Parution : vendredi 4 août 2023
Adresse de l'article original :
https://www.village-justice.com/articles/tribunal-des-conflits-juge-constitutionnel,46911.html
Reproduction interdite sans autorisation de l'auteur.

Le Tribunal des conflits est le juge attitré de l’effectivité de la doctrine de la séparation des autorités administratives et judiciaires, ainsi que le symbole de l’effet juridique  [1] de la « conception française de la séparation des pouvoirs »  [2]. Mais l’appréhension des effets de ce principe de séparation des autorités a indiscutablement évolué : il ne consiste plus vraiment en une doctrine politique ayant pour finalité de protéger l’administration contre l’intervention du juge judiciaire. Le Tribunal des conflits n’est pas un juge judiciaire et contrairement aux apparences  [3], il n’est pas davantage un juge administratif. Et s’il était un juge constitutionnel ?

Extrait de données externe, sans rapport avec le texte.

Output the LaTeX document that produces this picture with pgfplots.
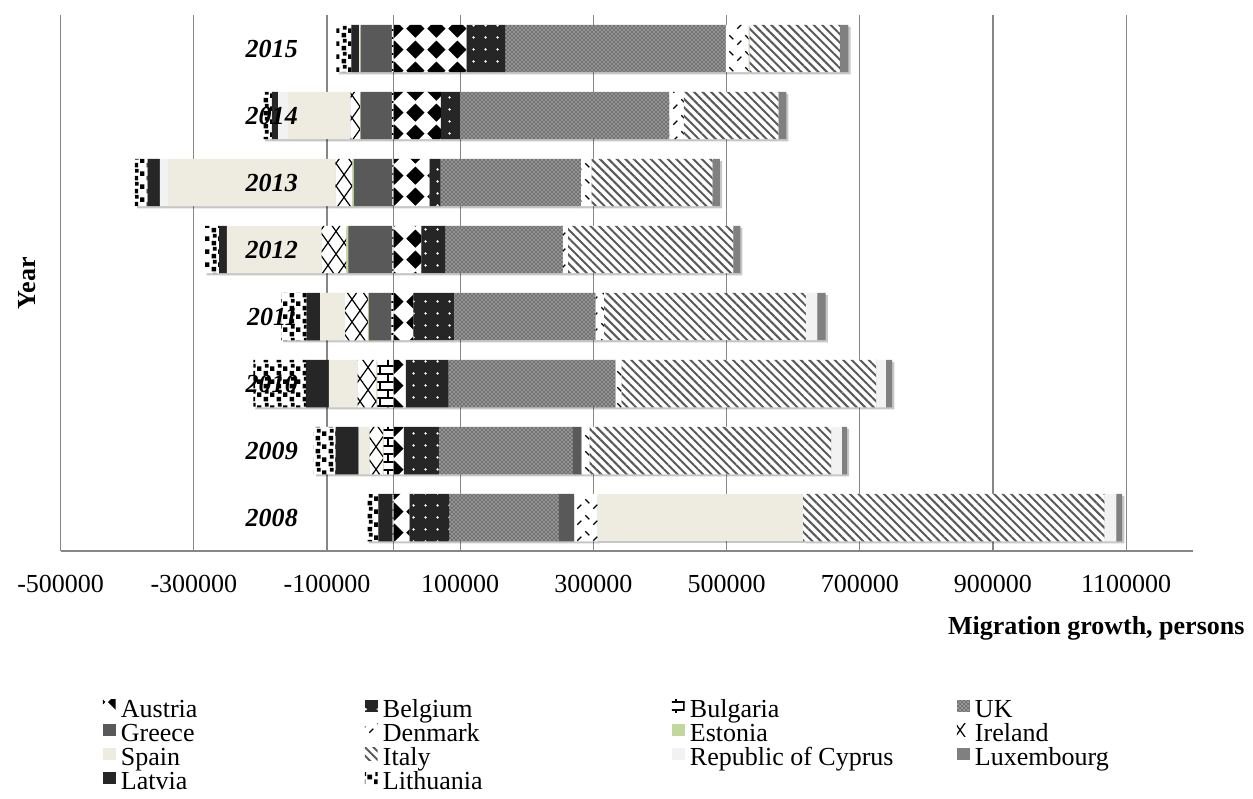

La doctrine de la séparation des autorités administratives et judiciaires  [4] a muté au profit de la consolidation et de la construction d’un état de droit car, dans une certaine mesure, elle a participé à justifier la mise en place, de manière spécialisée, d’un « mécanisme juridictionnel de réflexivité » en concrétisant la soumission de l’État au droit. C’est à ce titre, que le pluralisme de notre organisation juridictionnelle, marqué par un dualisme des ordres juridictionnels, matérialise la mutation de ladite doctrine.

Aussi le Tribunal des conflits mérite-t-il encore  [5] d’être institutionnellement affranchi de quelques hiatus qui le fragilisent même de façon virtuelle  [6] ?

Le contentieux qui intéresse le Tribunal des conflits n’est pas relatif à

« l’annulation ou à la réformation des décisions prises, dans l’exercice des prérogatives de puissance publique, par les autorités exerçant le pouvoir exécutif, leurs agents, les collectivités territoriales de la République ou les organismes publics placés sous leur autorité ou leur contrôle […] »  [7].

Il n’est pas non plus relatif aux « […] matières réservées par nature à l’autorité judiciaire […] ». Le Tribunal des conflits est le juge du droit de la répartition des compétences. Il lui est réservé par nature l’apurement des incidents juridiques relatifs aux conflits d’attribution entre le juge judiciaire et le juge administratif. Il lui est réservé l’apurement des conflits d’attribution entre juge judiciaire, juge administratif et juge constitutionnel.

Compte tenu de la pesanteur constitutionnelle du principe dont il assure la juridicité, est-il plausible de concevoir le Tribunal des conflits comme une juridiction constitutionnelle ?

Le Tribunal des conflits : une juridiction constitutionnelle ?

La lecture de la décision n°86-224 DC du Conseil Constitutionnel en date du 24 janvier 1987, révèle qu’il peut être découvert le caractère constitutionnel de la compétence d’une juridiction en fonction de la permanence et de la stabilité de la politique judiciaire d’attribution de compétence. Dès lors, conformément à cette approche du juge constitutionnel, il est possible de considérer que le contentieux de l’annulation et de la réformation « des décisions prises, dans l’exercice des prérogatives de puissance publique » sont de la compétence naturelle du juge administratif. Par ailleurs, cette décision constitutionnelle, à l’instar de la décision n°80-119 DC en date du 22 juillet 1980, extirpe à partir de l’ancienne loi du 24 mai 1872, de nombreux principes fondamentaux reconnus par les lois de la République par lesquels ont valeur constitutionnelle le principe de séparation des autorités judiciaires et la répartition des compétences entre ces autorités.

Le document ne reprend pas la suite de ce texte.